The market should treat this as a cleanup event rather than a fresh earnings catalyst. For JPM, the direct P&L impact is minimal, but removing the enforcement overhang should compress the governance discount and reduce the probability of recurring headline-driven de-rating in a sector where regulatory noise often matters more than fundamentals at the margin. The more important second-order effect is on management bandwidth: with the formal remediation loop closed, the bank can allocate more attention to capital deployment, client acquisition, and operational leverage instead of compliance remediation. Competitive dynamics favor the large incumbents. A consent-order exit reinforces that scale players can absorb remediation costs and still emerge with reputational benefit, while smaller banks remain more vulnerable to any control lapse that could trigger disproportionate regulatory scrutiny.
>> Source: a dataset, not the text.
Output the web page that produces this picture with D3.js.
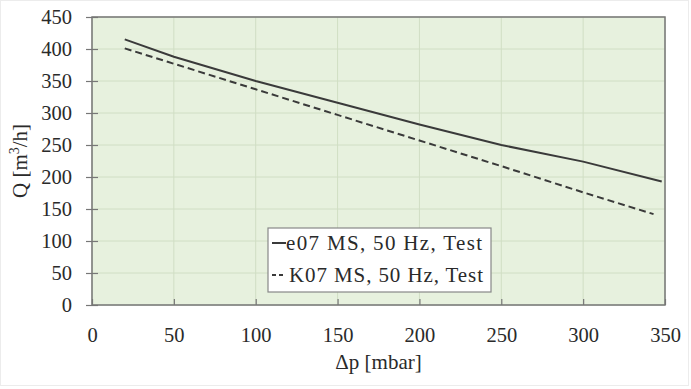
<!DOCTYPE html>
<html>
<head>
<meta charset="utf-8">
<script src="https://cdn.jsdelivr.net/npm/d3@7"></script>
<style>
  body { margin: 0; background: #fff; }
  svg text { font-family: 'Liberation Serif', serif; fill: #2a2a2a; }
</style>
</head>
<body>
<div id="chart"></div>
<script>
// pressure difference [mbar] and flow [m3/h]
const dpE07 = [20, 50, 100, 150, 200, 250, 300, 348];
const qE07 = [415, 388, 350, 316, 282, 250, 224, 193];
const dpK07 = [20, 50, 100, 150, 200, 250, 300, 343];
const qK07 = [401, 377, 337, 297, 257, 217, 176, 142];
const seriesNames = ["e07 MS, 50 Hz, Test", "K07 MS, 50 Hz, Test"];
const xTicks = [0, 50, 100, 150, 200, 250, 300, 350];
const yTicks = [0, 50, 100, 150, 200, 250, 300, 350, 400, 450];

const W = 691, H = 389;
const margin = { top: 17, right: 26, bottom: 84, left: 92 };
const width = W - margin.left - margin.right;
const height = H - margin.top - margin.bottom;

const svg = d3.select("#chart").append("svg")
    .attr("width", W)
    .attr("height", H);

// faint frame around the picture
svg.append("rect")
    .attr("x", 0.5).attr("y", 0.5)
    .attr("width", W - 3).attr("height", H - 4)
    .attr("fill", "none")
    .attr("stroke", "#ececec");

const g = svg.append("g")
    .attr("transform", `translate(${margin.left},${margin.top})`);

const x = d3.scaleLinear().domain([0, 350]).range([0, width]);
const y = d3.scaleLinear().domain([0, 450]).range([height, 0]);

// plot background
g.append("rect")
    .attr("width", width)
    .attr("height", height)
    .attr("fill", "#e7f1de");

// grid
g.append("g").selectAll("line")
    .data(xTicks)
    .enter().append("line")
    .attr("x1", d => x(d)).attr("x2", d => x(d))
    .attr("y1", 0).attr("y2", height)
    .attr("stroke", "#d0dec4").attr("stroke-width", 1);

g.append("g").selectAll("line")
    .data(yTicks)
    .enter().append("line")
    .attr("y1", d => y(d)).attr("y2", d => y(d))
    .attr("x1", 0).attr("x2", width)
    .attr("stroke", "#d0dec4").attr("stroke-width", 1);

// axes
const xAxis = g.append("g")
    .attr("transform", `translate(0,${height})`)
    .call(d3.axisBottom(x).tickValues(xTicks).tickSizeInner(-6).tickSizeOuter(0).tickPadding(22));
const yAxis = g.append("g")
    .call(d3.axisLeft(y).tickValues(yTicks).tickSizeInner(6).tickSizeOuter(0).tickPadding(14));

[xAxis, yAxis].forEach(ax => {
    ax.select(".domain").remove();
    ax.selectAll("line").attr("stroke", "#777").attr("stroke-width", 1.2);
    ax.selectAll("text")
        .attr("font-size", "20.5px")
        .attr("font-family", "'Liberation Serif', serif")
        .attr("fill", "#2a2a2a");
});
yAxis.selectAll(".tick line").attr("x2", 6).attr("x1", -6);

// frame of the plot area
g.append("rect")
    .attr("width", width)
    .attr("height", height)
    .attr("fill", "none")
    .attr("stroke", "#777")
    .attr("stroke-width", 1.5);

// lines
const line = d3.line()
    .x(d => x(d[0]))
    .y(d => y(d[1]));

g.append("path")
    .datum(d3.zip(dpE07, qE07))
    .attr("d", line)
    .attr("fill", "none")
    .attr("stroke", "#3a3a3a")
    .attr("stroke-width", 2);

g.append("path")
    .datum(d3.zip(dpK07, qK07))
    .attr("d", line)
    .attr("fill", "none")
    .attr("stroke", "#3a3a3a")
    .attr("stroke-width", 2)
    .attr("stroke-dasharray", "7,4");

// legend
const legend = svg.append("g")
    .attr("transform", "translate(268,228)");

legend.append("rect")
    .attr("width", 223)
    .attr("height", 64)
    .attr("fill", "#fff")
    .attr("stroke", "#888")
    .attr("stroke-width", 1.2);

const legendDash = [null, "4,3"];
seriesNames.forEach((name, i) => {
    const ly = 15 + i * 32;
    legend.append("line")
        .attr("x1", 4).attr("x2", 18)
        .attr("y1", ly).attr("y2", ly)
        .attr("stroke", "#3a3a3a")
        .attr("stroke-width", 2)
        .attr("stroke-dasharray", legendDash[i]);
    legend.append("text")
        .attr("x", i === 0 ? 18 : 21)
        .attr("y", ly + 7)
        .attr("font-size", "21px")
        .attr("textLength", i === 0 ? 196 : 194)
        .text(name);
});

// axis labels
svg.append("text")
    .attr("x", margin.left + width / 2)
    .attr("y", 369)
    .attr("text-anchor", "middle")
    .attr("font-size", "21px")
    .text("Δp [mbar]");

svg.append("text")
    .attr("transform", `translate(27,${margin.top + height / 2}) rotate(-90)`)
    .attr("text-anchor", "middle")
    .attr("font-size", "21px")
    .html("Q [m<tspan dy='-8' font-size='14px'>3</tspan><tspan dy='8'>/h]</tspan>");
</script>
</body>
</html>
That said, the broader takeaway for the group is mixed: regulators may now feel emboldened to keep pressure on surveillance, AML, and conduct controls across the industry, which raises the compliance cost floor for all peers and makes the operating model of the best-capitalized banks relatively more attractive. The contrarian risk is that the market overestimates the permanence of the benefit. If future control issues surface, the stock could see a faster multiple contraction because the “it was fixed” narrative would be damaged. On the flip side, if investors were already assuming a normalizing regulatory backdrop, the near-term upside may be modest and fade over days to weeks unless accompanied by better capital return commentary or a stronger trading/revenue backdrop in the next quarter. This is most actionable as a relative-value trade rather than an outright long. The setup improves JPM’s risk profile versus peers with weaker controls or more unresolved legal overhangs, and the release should lower tail risk around fines, restrictions, and management distraction over the next 1-2 quarters.